- _PROBLEM DETAILS_
Leaving out every picture, quote the data below exactly as it appears.

- _SUPPLIED DATA_

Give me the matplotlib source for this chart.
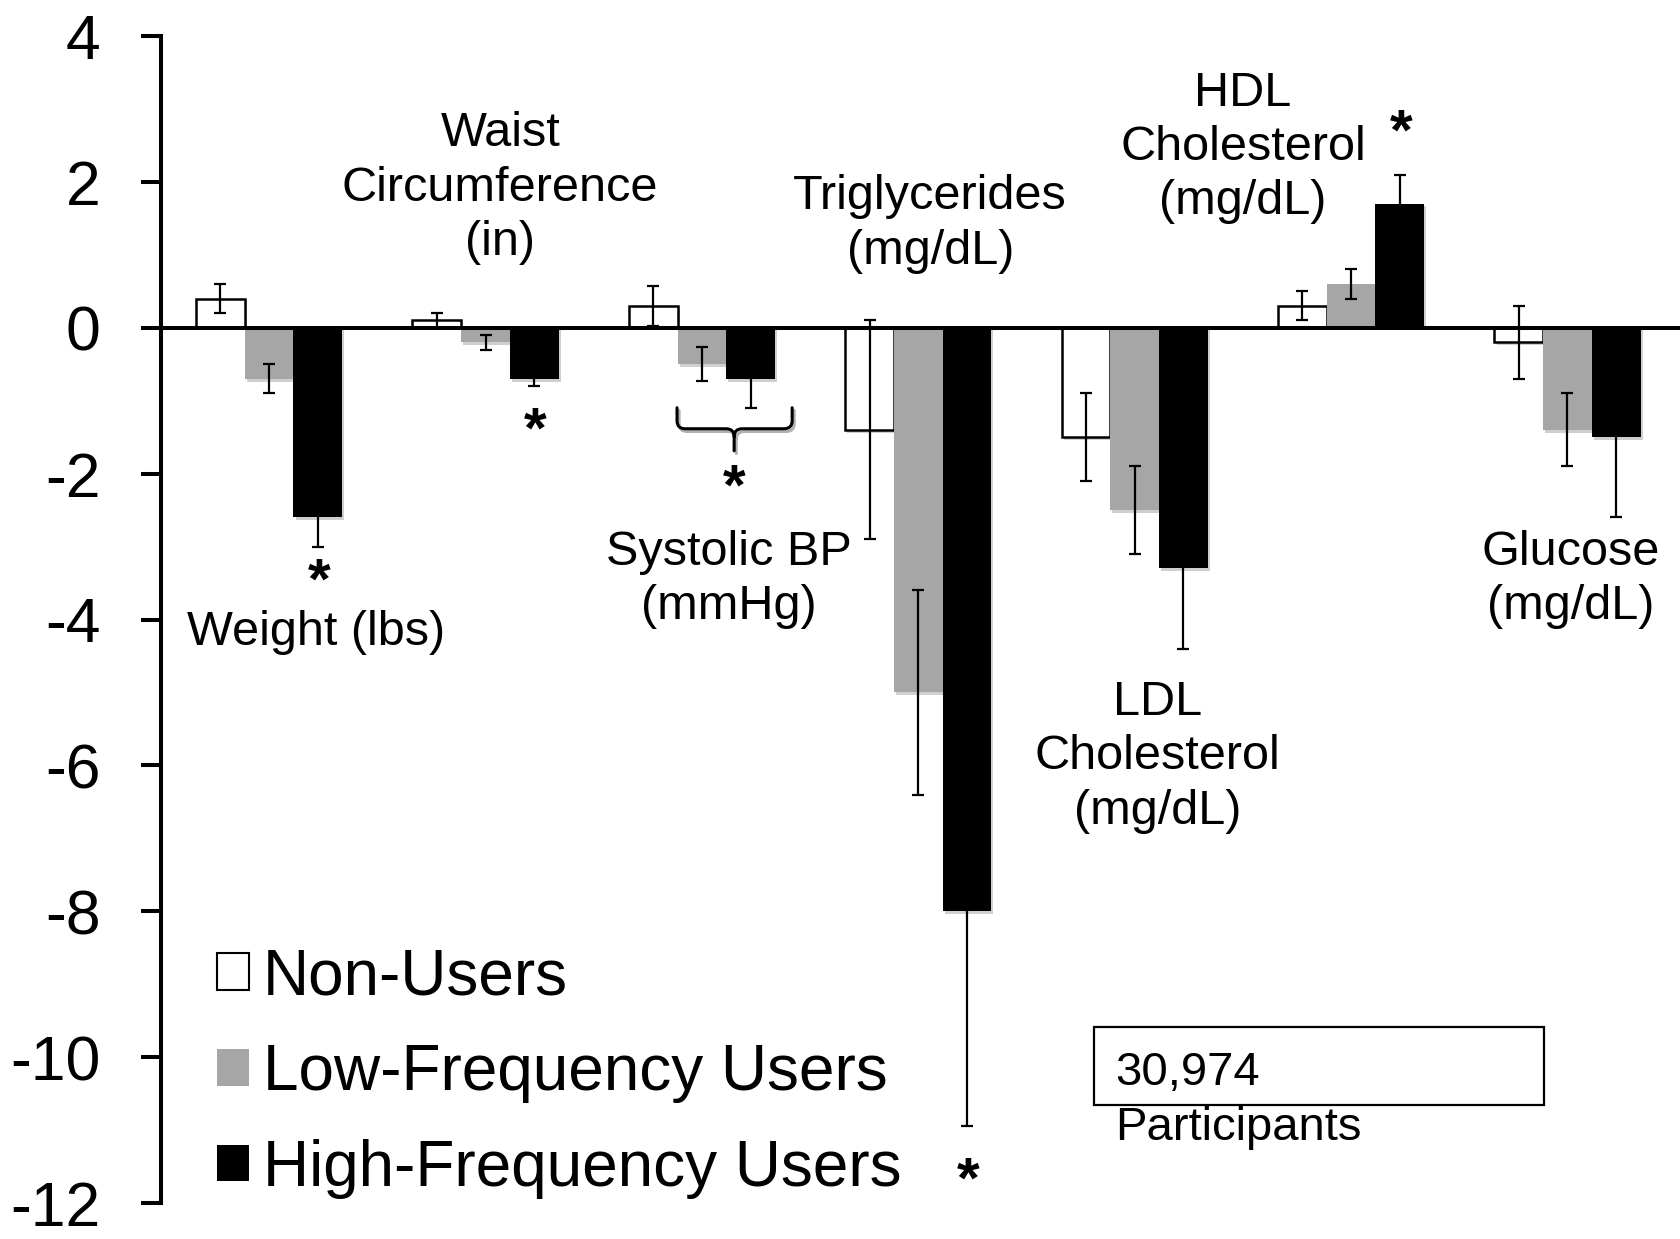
import matplotlib
matplotlib.use("Agg")
import matplotlib.pyplot as plt
import matplotlib.patheffects as pe
from matplotlib.patches import Patch, Rectangle
from matplotlib.path import Path
from matplotlib.patches import PathPatch
import numpy as np

plt.rcParams['font.family'] = ['Liberation Sans', 'DejaVu Sans']
plt.rcParams['axes.unicode_minus'] = False

# ---- data ----
categories = ['Weight (lbs)', 'Waist\nCircumference\n(in)', 'Systolic BP\n(mmHg)',
              'Triglycerides\n(mg/dL)', 'LDL\nCholesterol\n(mg/dL)',
              'HDL\nCholesterol\n(mg/dL)', 'Glucose\n(mg/dL)']
series_names = ['Non-Users', 'Low-Frequency Users', 'High-Frequency Users']
non_users = [0.4, 0.1, 0.3, -1.4, -1.5, 0.3, -0.2]
non_users_err = [0.2, 0.1, 0.27, 1.5, 0.6, 0.2, 0.5]
low_freq = [-0.7, -0.2, -0.5, -5.0, -2.5, 0.6, -1.4]
low_freq_err = [0.2, 0.1, 0.23, 1.4, 0.6, 0.2, 0.5]
high_freq = [-2.6, -0.7, -0.7, -8.0, -3.3, 1.7, -1.5]
high_freq_err = [0.4, 0.1, 0.4, 2.95, 1.1, 0.4, 1.1]
yticks = [4, 2, 0, -2, -4, -6, -8, -10, -12]
participants_lines = ['30,974', 'Participants']

# label anchor positions (category-axis units, value units)
label_pos = [(0.217, -4.18), (1.068, 1.91), (2.124, -3.45), (3.055, 1.42),
             (4.104, -5.88), (4.50, 2.47), (6.016, -3.45)]
# significance asterisks (category-axis units, value units)
star_pos = [(0.23, -3.32), (1.229, -1.25), (2.149, -2.04), (3.232, -11.54), (5.232, 2.83)]

fig = plt.figure(figsize=(16.8, 12.39), dpi=100)
ax = fig.add_axes([0.0958, 0.029, 0.9042, 0.942])

x = np.arange(len(categories))
w = 0.225
shadow = [pe.SimplePatchShadow(offset=(1.5, -2), shadow_rgbFace='#777777', alpha=0.35), pe.Normal()]

colors = ['white', '#A6A6A6', 'black']
edges = ['black', '#A6A6A6', 'black']
lws = [1.8, 0, 0]
vals = [non_users, low_freq, high_freq]
errs = [non_users_err, low_freq_err, high_freq_err]
for i, (v, e) in enumerate(zip(vals, errs)):
    xs = x + (i - 1) * w
    bars = ax.bar(xs, v, width=w, color=colors[i], edgecolor=edges[i], linewidth=lws[i], zorder=2)
    for b in bars:
        b.set_path_effects(shadow)
    ax.errorbar(xs, v, yerr=e, fmt='none', ecolor='black', elinewidth=1.6,
                capsize=4, capthick=1.6, zorder=3)

ax.axhline(0, color='black', lw=2.9, zorder=3.5)

ax.set_xlim(-0.5, 6.52)
ax.set_ylim(-12, 4)
ax.set_yticks(yticks)
ax.set_yticklabels([str(t) for t in yticks], fontsize=45)
ax.tick_params(axis='y', direction='out', length=14.4, width=2.9, pad=29)
ax.set_xticks([])
for s in ['top', 'right', 'bottom']:
    ax.spines[s].set_visible(False)
ax.spines['left'].set_linewidth(2.9)

for name, (lx, ly) in zip(categories, label_pos):
    ax.text(lx, ly, name, ha='center', va='center', fontsize=35, linespacing=1.27)

for sx, sy in star_pos:
    ax.annotate('*', (sx, sy), xytext=(0, -20.5), textcoords='offset points',
                ha='center', va='baseline', fontsize=42, fontweight='bold')

# brace under systolic BP low/high bars
L, R, M = 1.885, 2.417, 2.149
yT, yH, yB = -1.097, -1.385, -1.687
r, dx = 0.11, 0.037
verts = [(L, yT), (L, yH + r), (L, yH), (L + dx, yH), (M - dx, yH), (M, yH), (M, yH - r), (M, yB),
         (R, yT), (R, yH + r), (R, yH), (R - dx, yH), (M + dx, yH), (M, yH), (M, yH - r)]
codes = [Path.MOVETO, Path.LINETO, Path.CURVE3, Path.CURVE3, Path.LINETO, Path.CURVE3, Path.CURVE3, Path.LINETO,
         Path.MOVETO, Path.LINETO, Path.CURVE3, Path.CURVE3, Path.LINETO, Path.CURVE3, Path.CURVE3]
brace = PathPatch(Path(verts, codes), facecolor='none', edgecolor='black', lw=2.2, zorder=4,
                  capstyle='round', joinstyle='round')
brace.set_path_effects([pe.SimpleLineShadow(offset=(1.5, -2), alpha=0.3), pe.Normal()])
ax.add_patch(brace)

# legend
handles = [Patch(facecolor='white', edgecolor='black', linewidth=1.5),
           Patch(facecolor='#A6A6A6', edgecolor='none'),
           Patch(facecolor='black', edgecolor='none')]
ax.legend(handles, series_names, loc='upper left', bbox_to_anchor=(0.129, 0.2355),
          bbox_transform=fig.transFigure, frameon=False, fontsize=46,
          handlelength=0.5, handleheight=0.5, handletextpad=0.22, labelspacing=0.56,
          borderpad=0, borderaxespad=0)

# participants box
fig.patches.append(Rectangle((1094 / 1680, 1 - 1105 / 1239), 450 / 1680, 78 / 1239,
                             transform=fig.transFigure, facecolor='white', edgecolor='black',
                             lw=1.6, zorder=5))
fig.text(1115 / 1680, 1 - 1085 / 1239, participants_lines[0], ha='left', va='baseline',
         fontsize=34, zorder=6)
fig.text(1115 / 1680, 1 - 1140 / 1239, participants_lines[1], ha='left', va='baseline',
         fontsize=34, zorder=6)

fig.savefig('out.png', dpi=100)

- _EXERCISE ANSWER_
Give me the matplotlib source for this chart.
import matplotlib
matplotlib.use("Agg")
import matplotlib.pyplot as plt
import matplotlib.patheffects as pe
from matplotlib.patches import Patch, Rectangle
from matplotlib.path import Path
from matplotlib.patches import PathPatch
import numpy as np

plt.rcParams['font.family'] = ['Liberation Sans', 'DejaVu Sans']
plt.rcParams['axes.unicode_minus'] = False

# ---- data ----
categories = ['Weight (lbs)', 'Waist\nCircumference\n(in)', 'Systolic BP\n(mmHg)',
              'Triglycerides\n(mg/dL)', 'LDL\nCholesterol\n(mg/dL)',
              'HDL\nCholesterol\n(mg/dL)', 'Glucose\n(mg/dL)']
series_names = ['Non-Users', 'Low-Frequency Users', 'High-Frequency Users']
non_users = [0.4, 0.1, 0.3, -1.4, -1.5, 0.3, -0.2]
non_users_err = [0.2, 0.1, 0.27, 1.5, 0.6, 0.2, 0.5]
low_freq = [-0.7, -0.2, -0.5, -5.0, -2.5, 0.6, -1.4]
low_freq_err = [0.2, 0.1, 0.23, 1.4, 0.6, 0.2, 0.5]
high_freq = [-2.6, -0.7, -0.7, -8.0, -3.3, 1.7, -1.5]
high_freq_err = [0.4, 0.1, 0.4, 2.95, 1.1, 0.4, 1.1]
yticks = [4, 2, 0, -2, -4, -6, -8, -10, -12]
participants_lines = ['30,974', 'Participants']

# label anchor positions (category-axis units, value units)
label_pos = [(0.217, -4.18), (1.068, 1.91), (2.124, -3.45), (3.055, 1.42),
             (4.104, -5.88), (4.50, 2.47), (6.016, -3.45)]
# significance asterisks (category-axis units, value units)
star_pos = [(0.23, -3.32), (1.229, -1.25), (2.149, -2.04), (3.232, -11.54), (5.232, 2.83)]

fig = plt.figure(figsize=(16.8, 12.39), dpi=100)
ax = fig.add_axes([0.0958, 0.029, 0.9042, 0.942])

x = np.arange(len(categories))
w = 0.225
shadow = [pe.SimplePatchShadow(offset=(1.5, -2), shadow_rgbFace='#777777', alpha=0.35), pe.Normal()]

colors = ['white', '#A6A6A6', 'black']
edges = ['black', '#A6A6A6', 'black']
lws = [1.8, 0, 0]
vals = [non_users, low_freq, high_freq]
errs = [non_users_err, low_freq_err, high_freq_err]
for i, (v, e) in enumerate(zip(vals, errs)):
    xs = x + (i - 1) * w
    bars = ax.bar(xs, v, width=w, color=colors[i], edgecolor=edges[i], linewidth=lws[i], zorder=2)
    for b in bars:
        b.set_path_effects(shadow)
    ax.errorbar(xs, v, yerr=e, fmt='none', ecolor='black', elinewidth=1.6,
                capsize=4, capthick=1.6, zorder=3)

ax.axhline(0, color='black', lw=2.9, zorder=3.5)

ax.set_xlim(-0.5, 6.52)
ax.set_ylim(-12, 4)
ax.set_yticks(yticks)
ax.set_yticklabels([str(t) for t in yticks], fontsize=45)
ax.tick_params(axis='y', direction='out', length=14.4, width=2.9, pad=29)
ax.set_xticks([])
for s in ['top', 'right', 'bottom']:
    ax.spines[s].set_visible(False)
ax.spines['left'].set_linewidth(2.9)

for name, (lx, ly) in zip(categories, label_pos):
    ax.text(lx, ly, name, ha='center', va='center', fontsize=35, linespacing=1.27)

for sx, sy in star_pos:
    ax.annotate('*', (sx, sy), xytext=(0, -20.5), textcoords='offset points',
                ha='center', va='baseline', fontsize=42, fontweight='bold')

# brace under systolic BP low/high bars
L, R, M = 1.885, 2.417, 2.149
yT, yH, yB = -1.097, -1.385, -1.687
r, dx = 0.11, 0.037
verts = [(L, yT), (L, yH + r), (L, yH), (L + dx, yH), (M - dx, yH), (M, yH), (M, yH - r), (M, yB),
         (R, yT), (R, yH + r), (R, yH), (R - dx, yH), (M + dx, yH), (M, yH), (M, yH - r)]
codes = [Path.MOVETO, Path.LINETO, Path.CURVE3, Path.CURVE3, Path.LINETO, Path.CURVE3, Path.CURVE3, Path.LINETO,
         Path.MOVETO, Path.LINETO, Path.CURVE3, Path.CURVE3, Path.LINETO, Path.CURVE3, Path.CURVE3]
brace = PathPatch(Path(verts, codes), facecolor='none', edgecolor='black', lw=2.2, zorder=4,
                  capstyle='round', joinstyle='round')
brace.set_path_effects([pe.SimpleLineShadow(offset=(1.5, -2), alpha=0.3), pe.Normal()])
ax.add_patch(brace)

# legend
handles = [Patch(facecolor='white', edgecolor='black', linewidth=1.5),
           Patch(facecolor='#A6A6A6', edgecolor='none'),
           Patch(facecolor='black', edgecolor='none')]
ax.legend(handles, series_names, loc='upper left', bbox_to_anchor=(0.129, 0.2355),
          bbox_transform=fig.transFigure, frameon=False, fontsize=46,
          handlelength=0.5, handleheight=0.5, handletextpad=0.22, labelspacing=0.56,
          borderpad=0, borderaxespad=0)

# participants box
fig.patches.append(Rectangle((1094 / 1680, 1 - 1105 / 1239), 450 / 1680, 78 / 1239,
                             transform=fig.transFigure, facecolor='white', edgecolor='black',
                             lw=1.6, zorder=5))
fig.text(1115 / 1680, 1 - 1085 / 1239, participants_lines[0], ha='left', va='baseline',
         fontsize=34, zorder=6)
fig.text(1115 / 1680, 1 - 1140 / 1239, participants_lines[1], ha='left', va='baseline',
         fontsize=34, zorder=6)

fig.savefig('out.png', dpi=100)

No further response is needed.